++++ SOURCE EXCERPT ++++

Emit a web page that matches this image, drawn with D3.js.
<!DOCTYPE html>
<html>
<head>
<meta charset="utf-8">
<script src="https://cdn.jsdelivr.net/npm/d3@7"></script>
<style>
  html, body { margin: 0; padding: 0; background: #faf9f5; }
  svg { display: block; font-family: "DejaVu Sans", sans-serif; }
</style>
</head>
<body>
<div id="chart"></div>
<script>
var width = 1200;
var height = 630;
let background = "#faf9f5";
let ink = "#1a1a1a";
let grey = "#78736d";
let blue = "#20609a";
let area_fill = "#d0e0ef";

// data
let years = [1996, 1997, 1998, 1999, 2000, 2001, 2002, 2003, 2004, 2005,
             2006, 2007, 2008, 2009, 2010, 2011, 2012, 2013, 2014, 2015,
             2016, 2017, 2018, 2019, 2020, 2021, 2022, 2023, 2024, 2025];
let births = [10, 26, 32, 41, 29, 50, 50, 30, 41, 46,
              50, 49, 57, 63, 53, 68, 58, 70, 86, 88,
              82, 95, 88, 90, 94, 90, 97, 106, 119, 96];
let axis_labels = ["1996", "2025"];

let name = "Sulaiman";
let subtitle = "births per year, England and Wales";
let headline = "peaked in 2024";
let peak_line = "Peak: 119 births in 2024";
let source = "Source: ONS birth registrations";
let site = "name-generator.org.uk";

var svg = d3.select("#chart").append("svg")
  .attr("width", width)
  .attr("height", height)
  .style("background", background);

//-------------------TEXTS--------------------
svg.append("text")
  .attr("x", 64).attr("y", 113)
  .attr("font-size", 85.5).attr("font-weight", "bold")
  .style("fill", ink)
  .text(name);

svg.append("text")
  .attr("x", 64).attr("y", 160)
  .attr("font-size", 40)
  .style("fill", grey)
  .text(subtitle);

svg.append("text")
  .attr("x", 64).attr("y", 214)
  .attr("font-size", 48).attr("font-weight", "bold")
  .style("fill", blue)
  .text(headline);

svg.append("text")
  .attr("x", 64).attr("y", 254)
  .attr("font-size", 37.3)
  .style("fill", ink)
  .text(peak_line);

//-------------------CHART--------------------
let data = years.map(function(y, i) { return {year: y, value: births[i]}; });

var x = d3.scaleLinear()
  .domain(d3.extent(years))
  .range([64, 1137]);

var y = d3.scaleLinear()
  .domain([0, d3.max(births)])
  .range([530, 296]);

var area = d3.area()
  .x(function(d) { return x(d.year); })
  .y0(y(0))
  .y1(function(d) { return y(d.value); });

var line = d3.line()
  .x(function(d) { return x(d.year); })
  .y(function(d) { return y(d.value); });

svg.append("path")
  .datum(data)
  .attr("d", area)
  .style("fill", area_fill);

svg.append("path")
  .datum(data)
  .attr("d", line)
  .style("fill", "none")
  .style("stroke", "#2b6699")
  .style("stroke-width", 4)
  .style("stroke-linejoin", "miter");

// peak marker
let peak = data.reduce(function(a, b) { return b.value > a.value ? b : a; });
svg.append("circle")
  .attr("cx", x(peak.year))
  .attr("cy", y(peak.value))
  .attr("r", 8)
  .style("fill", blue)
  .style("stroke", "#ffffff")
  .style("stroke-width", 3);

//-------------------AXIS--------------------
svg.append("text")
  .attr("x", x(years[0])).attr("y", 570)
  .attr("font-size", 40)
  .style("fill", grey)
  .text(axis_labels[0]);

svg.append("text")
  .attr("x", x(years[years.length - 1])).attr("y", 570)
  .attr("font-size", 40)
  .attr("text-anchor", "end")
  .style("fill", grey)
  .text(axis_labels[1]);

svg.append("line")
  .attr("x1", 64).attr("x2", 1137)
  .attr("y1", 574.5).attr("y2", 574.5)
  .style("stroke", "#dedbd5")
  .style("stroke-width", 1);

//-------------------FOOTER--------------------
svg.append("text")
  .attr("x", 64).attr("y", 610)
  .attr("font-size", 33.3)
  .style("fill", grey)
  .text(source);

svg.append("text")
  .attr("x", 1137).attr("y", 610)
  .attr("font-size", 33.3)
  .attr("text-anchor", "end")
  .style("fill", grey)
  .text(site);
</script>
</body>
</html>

++++

* _TASK REQUIREMENTS_: Reproduce the material verbatim, line by line.

* _COMPLETE ANSWER_:
Emit a web page that matches this image, drawn with D3.js.
<!DOCTYPE html>
<html>
<head>
<meta charset="utf-8">
<script src="https://cdn.jsdelivr.net/npm/d3@7"></script>
<style>
  html, body { margin: 0; padding: 0; background: #faf9f5; }
  svg { display: block; font-family: "DejaVu Sans", sans-serif; }
</style>
</head>
<body>
<div id="chart"></div>
<script>
var width = 1200;
var height = 630;
let background = "#faf9f5";
let ink = "#1a1a1a";
let grey = "#78736d";
let blue = "#20609a";
let area_fill = "#d0e0ef";

// data
let years = [1996, 1997, 1998, 1999, 2000, 2001, 2002, 2003, 2004, 2005,
             2006, 2007, 2008, 2009, 2010, 2011, 2012, 2013, 2014, 2015,
             2016, 2017, 2018, 2019, 2020, 2021, 2022, 2023, 2024, 2025];
let births = [10, 26, 32, 41, 29, 50, 50, 30, 41, 46,
              50, 49, 57, 63, 53, 68, 58, 70, 86, 88,
              82, 95, 88, 90, 94, 90, 97, 106, 119, 96];
let axis_labels = ["1996", "2025"];

let name = "Sulaiman";
let subtitle = "births per year, England and Wales";
let headline = "peaked in 2024";
let peak_line = "Peak: 119 births in 2024";
let source = "Source: ONS birth registrations";
let site = "name-generator.org.uk";

var svg = d3.select("#chart").append("svg")
  .attr("width", width)
  .attr("height", height)
  .style("background", background);

//-------------------TEXTS--------------------
svg.append("text")
  .attr("x", 64).attr("y", 113)
  .attr("font-size", 85.5).attr("font-weight", "bold")
  .style("fill", ink)
  .text(name);

svg.append("text")
  .attr("x", 64).attr("y", 160)
  .attr("font-size", 40)
  .style("fill", grey)
  .text(subtitle);

svg.append("text")
  .attr("x", 64).attr("y", 214)
  .attr("font-size", 48).attr("font-weight", "bold")
  .style("fill", blue)
  .text(headline);

svg.append("text")
  .attr("x", 64).attr("y", 254)
  .attr("font-size", 37.3)
  .style("fill", ink)
  .text(peak_line);

//-------------------CHART--------------------
let data = years.map(function(y, i) { return {year: y, value: births[i]}; });

var x = d3.scaleLinear()
  .domain(d3.extent(years))
  .range([64, 1137]);

var y = d3.scaleLinear()
  .domain([0, d3.max(births)])
  .range([530, 296]);

var area = d3.area()
  .x(function(d) { return x(d.year); })
  .y0(y(0))
  .y1(function(d) { return y(d.value); });

var line = d3.line()
  .x(function(d) { return x(d.year); })
  .y(function(d) { return y(d.value); });

svg.append("path")
  .datum(data)
  .attr("d", area)
  .style("fill", area_fill);

svg.append("path")
  .datum(data)
  .attr("d", line)
  .style("fill", "none")
  .style("stroke", "#2b6699")
  .style("stroke-width", 4)
  .style("stroke-linejoin", "miter");

// peak marker
let peak = data.reduce(function(a, b) { return b.value > a.value ? b : a; });
svg.append("circle")
  .attr("cx", x(peak.year))
  .attr("cy", y(peak.value))
  .attr("r", 8)
  .style("fill", blue)
  .style("stroke", "#ffffff")
  .style("stroke-width", 3);

//-------------------AXIS--------------------
svg.append("text")
  .attr("x", x(years[0])).attr("y", 570)
  .attr("font-size", 40)
  .style("fill", grey)
  .text(axis_labels[0]);

svg.append("text")
  .attr("x", x(years[years.length - 1])).attr("y", 570)
  .attr("font-size", 40)
  .attr("text-anchor", "end")
  .style("fill", grey)
  .text(axis_labels[1]);

svg.append("line")
  .attr("x1", 64).attr("x2", 1137)
  .attr("y1", 574.5).attr("y2", 574.5)
  .style("stroke", "#dedbd5")
  .style("stroke-width", 1);

//-------------------FOOTER--------------------
svg.append("text")
  .attr("x", 64).attr("y", 610)
  .attr("font-size", 33.3)
  .style("fill", grey)
  .text(source);

svg.append("text")
  .attr("x", 1137).attr("y", 610)
  .attr("font-size", 33.3)
  .attr("text-anchor", "end")
  .style("fill", grey)
  .text(site);
</script>
</body>
</html>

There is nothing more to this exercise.